Taylor Magazine: Do you have someone that you would really like to work with?
Thomas Rhett: Working with Bruno Mars would be really fun! I think we’d have a good time writing and working together.
Taylor Magazine: As a magazine, we are focused on simple living and minimalism. If you had a day off, anywhere and doing anything, how would you spend it?
Thomas Rhett: My perfect day, as boring as it sounds, is sitting at home with nothing to do. That’s something that my family and I don’t get to do much anymore.
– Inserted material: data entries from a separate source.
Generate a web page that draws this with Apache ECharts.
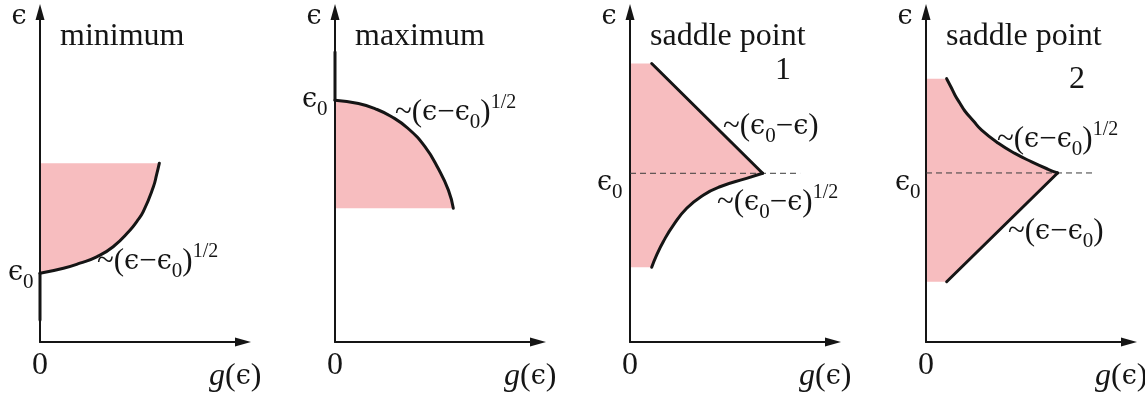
<!DOCTYPE html>
<html>
<head>
<meta charset="utf-8">
<script src="https://cdn.jsdelivr.net/npm/echarts@6/dist/echarts.min.js"></script>
<style>
  html, body { margin: 0; padding: 0; background: #ffffff; }
  #chart { width: 1145px; height: 395px; }
</style>
</head>
<body>
<div id="chart"></div>
<script>
// Panel headings and the origin tick label
const panelTitles = ['minimum', 'maximum', 'saddle point', 'saddle point'];
const panelNumbers = ['', '', '1', '2'];
const originTicks = ['0'];

// Critical energy ε0 of each panel (axis units)
const eps0 = [2.04, 7.18, 5.01, 5.02];

// Panel 1 — band minimum: g(ε) rises from ε0
const minCurve = [[0, 2.04], [0.67, 2.19], [1.14, 2.34], [1.62, 2.53], [2.09, 2.83],
                  [2.57, 3.32], [2.76, 3.57], [2.95, 3.87], [3.24, 4.61], [3.33, 4.96], [3.41, 5.31]];
const minZero = [[0, 0.65], [0, 2.04]];

// Panel 2 — band maximum: g(ε) falls towards ε0
const maxCurve = [[0, 7.18], [0.67, 7.08], [1.14, 6.93], [1.62, 6.69], [2.09, 6.34],
                  [2.57, 5.80], [2.95, 5.15], [3.24, 4.51], [3.38, 3.97]];
const maxZero = [[0, 7.18], [0, 8.61]];

// Panel 3 — saddle point 1
const s1Upper = [[0.62, 8.27], [3.79, 5.01]];
const s1Lower = [[3.79, 5.01], [3.33, 4.86], [2.57, 4.61], [2.09, 4.36], [1.62, 3.97],
                 [1.24, 3.47], [0.95, 2.98], [0.76, 2.58], [0.62, 2.22]];

// Panel 4 — saddle point 2
const s2Upper = [[0.59, 7.82], [0.71, 7.58], [0.83, 7.33], [0.97, 7.09], [1.11, 6.86], [1.35, 6.57],
                 [1.59, 6.29], [2.07, 5.90], [2.54, 5.60], [3.02, 5.35], [3.49, 5.13], [3.76, 5.02]];
const s2Lower = [[3.76, 5.02], [0.59, 1.79]];

// Where the dashed ε0 guide stops (g units)
const dashEnds = [null, null, 4.86, 4.83];

// Shaded regions: curve plus closing edge along g = 0
const fills = [
  minCurve.concat([[0, 5.31]]),
  maxCurve.concat([[0, 3.97]]),
  [[0, 8.27]].concat(s1Upper, s1Lower.slice(1), [[0, 2.22]]),
  [[0, 7.82]].concat(s2Upper, s2Lower.slice(1), [[0, 1.79]])
];

const FONT = '"Liberation Serif", "Times New Roman", "DejaVu Serif", serif';
const EPS_FONT = '"DejaVu Serif", serif';
const INK = '#151515';
const FILL = '#f7bdbf';
const LEFTS = [40, 335, 630, 926];
const G_MAX = 5.8, E_MAX = 9.8;

const chart = echarts.init(document.getElementById('chart'), null, { renderer: 'canvas' });

const axisLine = {
  show: true,
  symbol: ['none', 'triangle'],
  symbolSize: [9, 16],
  lineStyle: { color: INK, width: 2 }
};

const grids = LEFTS.map(l => ({ left: l, top: 12, width: 203, height: 330 }));

const xAxes = LEFTS.map((l, i) => ({
  gridIndex: i, type: 'value', min: 0, max: G_MAX, interval: G_MAX, z: 3,
  axisLine: axisLine, axisTick: { show: false }, splitLine: { show: false },
  axisLabel: {
    margin: 8, color: INK, fontFamily: FONT, fontSize: 32,
    formatter: v => (v === 0 ? originTicks[0] : '')
  }
}));

const yAxes = LEFTS.map((l, i) => ({
  gridIndex: i, type: 'value', min: 0, max: E_MAX, z: 3,
  axisLine: axisLine, axisTick: { show: false }, splitLine: { show: false },
  axisLabel: { show: false }
}));

function fillSeries(i) {
  const poly = fills[i];
  return {
    type: 'custom', xAxisIndex: i, yAxisIndex: i, z: 1, silent: true, clip: false,
    data: poly,
    renderItem: (params, api) => {
      if (params.dataIndex !== 0) return null;
      return {
        type: 'polygon',
        shape: { points: poly.map(p => api.coord(p)) },
        style: { fill: FILL }
      };
    }
  };
}

function curve(i, data, smooth) {
  return {
    type: 'line', xAxisIndex: i, yAxisIndex: i, z: 5, silent: true, clip: false,
    data: data, smooth: smooth, showSymbol: false, symbol: 'none',
    lineStyle: { color: INK, width: 3, cap: 'round', join: 'round' }
  };
}

function dashed(i) {
  return {
    type: 'line', xAxisIndex: i, yAxisIndex: i, z: 4, silent: true, clip: false,
    data: [[0, eps0[i]], [dashEnds[i], eps0[i]]], showSymbol: false, symbol: 'none',
    lineStyle: { color: '#3a3a3a', width: 1, type: [6, 4] }
  };
}

const series = [];
fills.forEach((_, i) => series.push(fillSeries(i)));
series.push(curve(0, minCurve, 0.5), curve(0, minZero, false));
series.push(curve(1, maxCurve, 0.5), curve(1, maxZero, false));
series.push(dashed(2), curve(2, s1Upper, false), curve(2, s1Lower, 0.5));
series.push(dashed(3), curve(3, s2Upper, 0.5), curve(3, s2Lower, false));

// Rich-text styles: epsilon glyph, subscripts, superscripts, italics
const rich = {
  e: { fontFamily: EPS_FONT, fontSize: 27, lineHeight: 40, fill: INK },
  s: { fontFamily: FONT, fontSize: 21, lineHeight: 22, verticalAlign: 'bottom', fill: INK },
  p: { fontFamily: FONT, fontSize: 20, lineHeight: 20, verticalAlign: 'top', fill: INK },
  i: { fontFamily: FONT, fontSize: 32, fontStyle: 'italic', lineHeight: 40, fill: INK }
};

function txt(text, x, y, size, align) {
  return {
    type: 'text', x: x, y: y, silent: true, z: 10,
    style: {
      text: text.replace(/ϵ(?![^{]*})/g, '{e|ϵ}'), rich: rich, fill: INK,
      fontFamily: FONT, fontSize: size, lineHeight: 40,
      textAlign: align || 'left', textVerticalAlign: 'middle'
    }
  };
}

const graphics = [];
LEFTS.forEach((l, i) => {
  graphics.push(txt('ϵ', l - 21, 17, 30, 'center'));
  graphics.push(txt(panelTitles[i], l + 20, 37, 32));
  graphics.push(txt('{i|g}(ϵ)', l + 169, 377, 32));
});
graphics.push(txt(panelNumbers[2], 783, 71, 32, 'center'));
graphics.push(txt(panelNumbers[3], 1077, 80, 32, 'center'));
// ε0 markers beside each vertical axis
graphics.push(txt('ϵ{s|0}', 8, 273, 32));
graphics.push(txt('ϵ{s|0}', 302, 100, 32));
graphics.push(txt('ϵ{s|0}', 597, 183, 32));
graphics.push(txt('ϵ{s|0}', 895, 183, 32));
// asymptotic forms of g(ε)
graphics.push(txt('~(ϵ−ϵ{s|0}){p|1/2}', 97, 262, 31));
graphics.push(txt('~(ϵ−ϵ{s|0}){p|1/2}', 395, 113, 31));
graphics.push(txt('~(ϵ{s|0}−ϵ)', 723, 127, 31));
graphics.push(txt('~(ϵ{s|0}−ϵ){p|1/2}', 717, 203, 31));
graphics.push(txt('~(ϵ−ϵ{s|0}){p|1/2}', 997, 140, 31));
graphics.push(txt('~(ϵ−ϵ{s|0})', 1008, 232, 31));

chart.setOption({
  animation: false,
  backgroundColor: '#ffffff',
  grid: grids,
  xAxis: xAxes,
  yAxis: yAxes,
  series: series,
  graphic: { elements: graphics }
});
</script>
</body>
</html>
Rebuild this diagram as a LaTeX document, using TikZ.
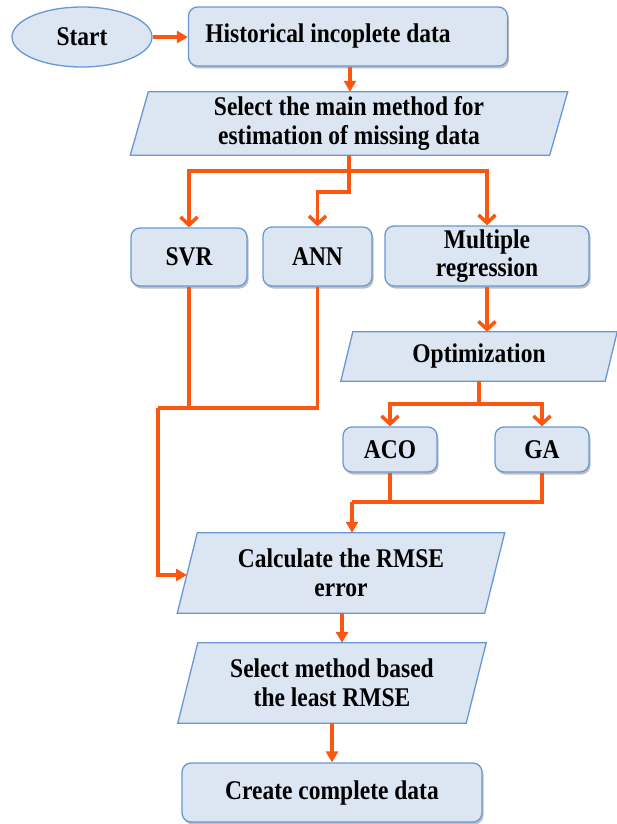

When we get those few days during the week where we can just sit at home, that’s a really good day.
Taylor Magazine: How do you balance and manage your work and home life?
Thomas Rhett: You have to just keep doing it and trying different techniques, because it is super hard! My family has started to come with me on the road – we have a crib for our two year old and our two month old sleeps with us in the bed, so that makes it easier. I mean, I don’t get as much sleep as I used to, but at least when I finish a show I can go back onto a bus with my family there.
Taylor Magazine: What’s been your proudest career moment so far?
Thomas Rhett: Headlining arenas was a huge thing for us, because you start out playing for nobody, then you play for a few people in a club and once you can pull off arenas and see what a sold out arena looks like it’s pretty special.
Taylor Magazine: What advice would you give to your 16-year-old self?
Thomas Rhett: Enjoy life more! I always look to the future so much. I wish I could say to my 16-year-old self: ‘Dude, just cherish the moment. Really live at 16.’
Taylor Magazine: What advice would you give to your two daughters if they came to you and said they were having a bad day?
Thomas Rhett: The advice I would give to them is that you can’t add a day to your life by worrying about it – that’s something I’ve had to learn the hard way.